- [What is being asked]:
Omit all images, then return the remaining material exactly as it stands.

---------- Information supplied

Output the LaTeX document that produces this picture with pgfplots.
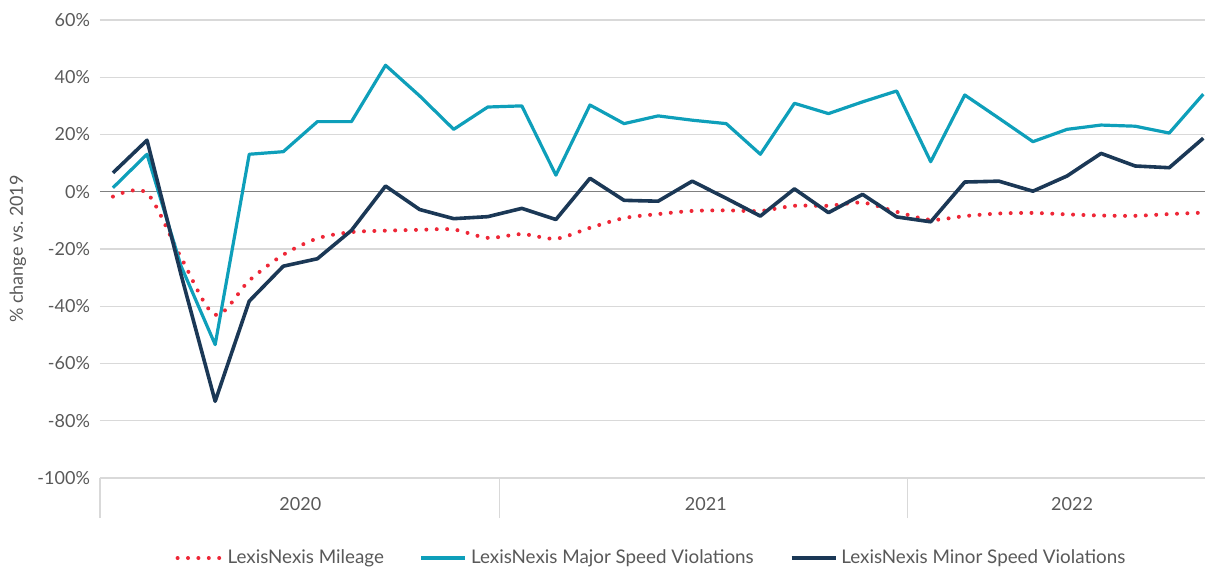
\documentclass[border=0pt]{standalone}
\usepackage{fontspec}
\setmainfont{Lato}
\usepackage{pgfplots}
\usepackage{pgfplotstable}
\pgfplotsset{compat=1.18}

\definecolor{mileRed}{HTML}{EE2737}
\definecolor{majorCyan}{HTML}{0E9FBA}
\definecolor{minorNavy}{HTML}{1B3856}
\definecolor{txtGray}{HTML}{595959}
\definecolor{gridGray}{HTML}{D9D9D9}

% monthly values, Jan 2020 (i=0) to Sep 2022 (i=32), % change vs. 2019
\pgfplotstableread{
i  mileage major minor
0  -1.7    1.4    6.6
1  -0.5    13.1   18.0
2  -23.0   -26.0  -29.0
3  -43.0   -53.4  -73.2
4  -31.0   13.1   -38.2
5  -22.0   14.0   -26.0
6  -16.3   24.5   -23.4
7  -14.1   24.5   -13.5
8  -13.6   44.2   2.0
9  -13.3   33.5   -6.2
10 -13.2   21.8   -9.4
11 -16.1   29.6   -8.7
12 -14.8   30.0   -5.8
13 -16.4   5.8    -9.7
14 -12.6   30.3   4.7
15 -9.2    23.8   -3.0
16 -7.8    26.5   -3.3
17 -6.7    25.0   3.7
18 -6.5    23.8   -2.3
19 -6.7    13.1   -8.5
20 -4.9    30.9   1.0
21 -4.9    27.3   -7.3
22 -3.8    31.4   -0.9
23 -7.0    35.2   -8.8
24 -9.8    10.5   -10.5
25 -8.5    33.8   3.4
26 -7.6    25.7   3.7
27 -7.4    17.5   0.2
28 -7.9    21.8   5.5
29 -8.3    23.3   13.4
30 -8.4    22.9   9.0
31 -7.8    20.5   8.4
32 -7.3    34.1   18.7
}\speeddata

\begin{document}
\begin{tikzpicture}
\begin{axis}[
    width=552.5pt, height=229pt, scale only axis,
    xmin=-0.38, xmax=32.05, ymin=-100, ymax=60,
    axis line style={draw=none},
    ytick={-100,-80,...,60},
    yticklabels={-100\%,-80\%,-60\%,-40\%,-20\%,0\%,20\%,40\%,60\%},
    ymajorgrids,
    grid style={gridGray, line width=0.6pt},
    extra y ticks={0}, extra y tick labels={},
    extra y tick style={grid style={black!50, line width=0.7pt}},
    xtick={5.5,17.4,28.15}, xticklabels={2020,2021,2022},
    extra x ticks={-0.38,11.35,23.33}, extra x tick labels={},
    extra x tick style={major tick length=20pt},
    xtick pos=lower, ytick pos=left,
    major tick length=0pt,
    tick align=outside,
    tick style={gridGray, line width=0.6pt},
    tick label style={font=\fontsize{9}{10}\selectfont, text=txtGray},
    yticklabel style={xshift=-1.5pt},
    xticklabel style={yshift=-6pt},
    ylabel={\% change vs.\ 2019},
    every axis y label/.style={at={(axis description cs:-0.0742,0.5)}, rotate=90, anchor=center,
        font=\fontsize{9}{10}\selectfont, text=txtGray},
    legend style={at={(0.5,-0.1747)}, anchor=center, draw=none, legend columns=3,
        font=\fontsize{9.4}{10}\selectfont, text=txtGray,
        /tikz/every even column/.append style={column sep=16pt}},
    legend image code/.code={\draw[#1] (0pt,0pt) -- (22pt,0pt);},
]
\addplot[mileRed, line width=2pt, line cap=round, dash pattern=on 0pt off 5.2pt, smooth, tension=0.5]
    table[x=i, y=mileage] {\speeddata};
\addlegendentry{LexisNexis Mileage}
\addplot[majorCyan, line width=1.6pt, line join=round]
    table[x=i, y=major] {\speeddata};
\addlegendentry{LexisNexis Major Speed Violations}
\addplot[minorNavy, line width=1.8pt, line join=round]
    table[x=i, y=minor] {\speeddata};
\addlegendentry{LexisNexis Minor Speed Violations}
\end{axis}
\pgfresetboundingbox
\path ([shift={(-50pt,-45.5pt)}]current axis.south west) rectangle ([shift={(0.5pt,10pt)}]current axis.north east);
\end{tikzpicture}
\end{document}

--------------------

- [Output of the task]:
Output the LaTeX document that produces this picture with pgfplots.
\documentclass[border=0pt]{standalone}
\usepackage{fontspec}
\setmainfont{Lato}
\usepackage{pgfplots}
\usepackage{pgfplotstable}
\pgfplotsset{compat=1.18}

\definecolor{mileRed}{HTML}{EE2737}
\definecolor{majorCyan}{HTML}{0E9FBA}
\definecolor{minorNavy}{HTML}{1B3856}
\definecolor{txtGray}{HTML}{595959}
\definecolor{gridGray}{HTML}{D9D9D9}

% monthly values, Jan 2020 (i=0) to Sep 2022 (i=32), % change vs. 2019
\pgfplotstableread{
i  mileage major minor
0  -1.7    1.4    6.6
1  -0.5    13.1   18.0
2  -23.0   -26.0  -29.0
3  -43.0   -53.4  -73.2
4  -31.0   13.1   -38.2
5  -22.0   14.0   -26.0
6  -16.3   24.5   -23.4
7  -14.1   24.5   -13.5
8  -13.6   44.2   2.0
9  -13.3   33.5   -6.2
10 -13.2   21.8   -9.4
11 -16.1   29.6   -8.7
12 -14.8   30.0   -5.8
13 -16.4   5.8    -9.7
14 -12.6   30.3   4.7
15 -9.2    23.8   -3.0
16 -7.8    26.5   -3.3
17 -6.7    25.0   3.7
18 -6.5    23.8   -2.3
19 -6.7    13.1   -8.5
20 -4.9    30.9   1.0
21 -4.9    27.3   -7.3
22 -3.8    31.4   -0.9
23 -7.0    35.2   -8.8
24 -9.8    10.5   -10.5
25 -8.5    33.8   3.4
26 -7.6    25.7   3.7
27 -7.4    17.5   0.2
28 -7.9    21.8   5.5
29 -8.3    23.3   13.4
30 -8.4    22.9   9.0
31 -7.8    20.5   8.4
32 -7.3    34.1   18.7
}\speeddata

\begin{document}
\begin{tikzpicture}
\begin{axis}[
    width=552.5pt, height=229pt, scale only axis,
    xmin=-0.38, xmax=32.05, ymin=-100, ymax=60,
    axis line style={draw=none},
    ytick={-100,-80,...,60},
    yticklabels={-100\%,-80\%,-60\%,-40\%,-20\%,0\%,20\%,40\%,60\%},
    ymajorgrids,
    grid style={gridGray, line width=0.6pt},
    extra y ticks={0}, extra y tick labels={},
    extra y tick style={grid style={black!50, line width=0.7pt}},
    xtick={5.5,17.4,28.15}, xticklabels={2020,2021,2022},
    extra x ticks={-0.38,11.35,23.33}, extra x tick labels={},
    extra x tick style={major tick length=20pt},
    xtick pos=lower, ytick pos=left,
    major tick length=0pt,
    tick align=outside,
    tick style={gridGray, line width=0.6pt},
    tick label style={font=\fontsize{9}{10}\selectfont, text=txtGray},
    yticklabel style={xshift=-1.5pt},
    xticklabel style={yshift=-6pt},
    ylabel={\% change vs.\ 2019},
    every axis y label/.style={at={(axis description cs:-0.0742,0.5)}, rotate=90, anchor=center,
        font=\fontsize{9}{10}\selectfont, text=txtGray},
    legend style={at={(0.5,-0.1747)}, anchor=center, draw=none, legend columns=3,
        font=\fontsize{9.4}{10}\selectfont, text=txtGray,
        /tikz/every even column/.append style={column sep=16pt}},
    legend image code/.code={\draw[#1] (0pt,0pt) -- (22pt,0pt);},
]
\addplot[mileRed, line width=2pt, line cap=round, dash pattern=on 0pt off 5.2pt, smooth, tension=0.5]
    table[x=i, y=mileage] {\speeddata};
\addlegendentry{LexisNexis Mileage}
\addplot[majorCyan, line width=1.6pt, line join=round]
    table[x=i, y=major] {\speeddata};
\addlegendentry{LexisNexis Major Speed Violations}
\addplot[minorNavy, line width=1.8pt, line join=round]
    table[x=i, y=minor] {\speeddata};
\addlegendentry{LexisNexis Minor Speed Violations}
\end{axis}
\pgfresetboundingbox
\path ([shift={(-50pt,-45.5pt)}]current axis.south west) rectangle ([shift={(0.5pt,10pt)}]current axis.north east);
\end{tikzpicture}
\end{document}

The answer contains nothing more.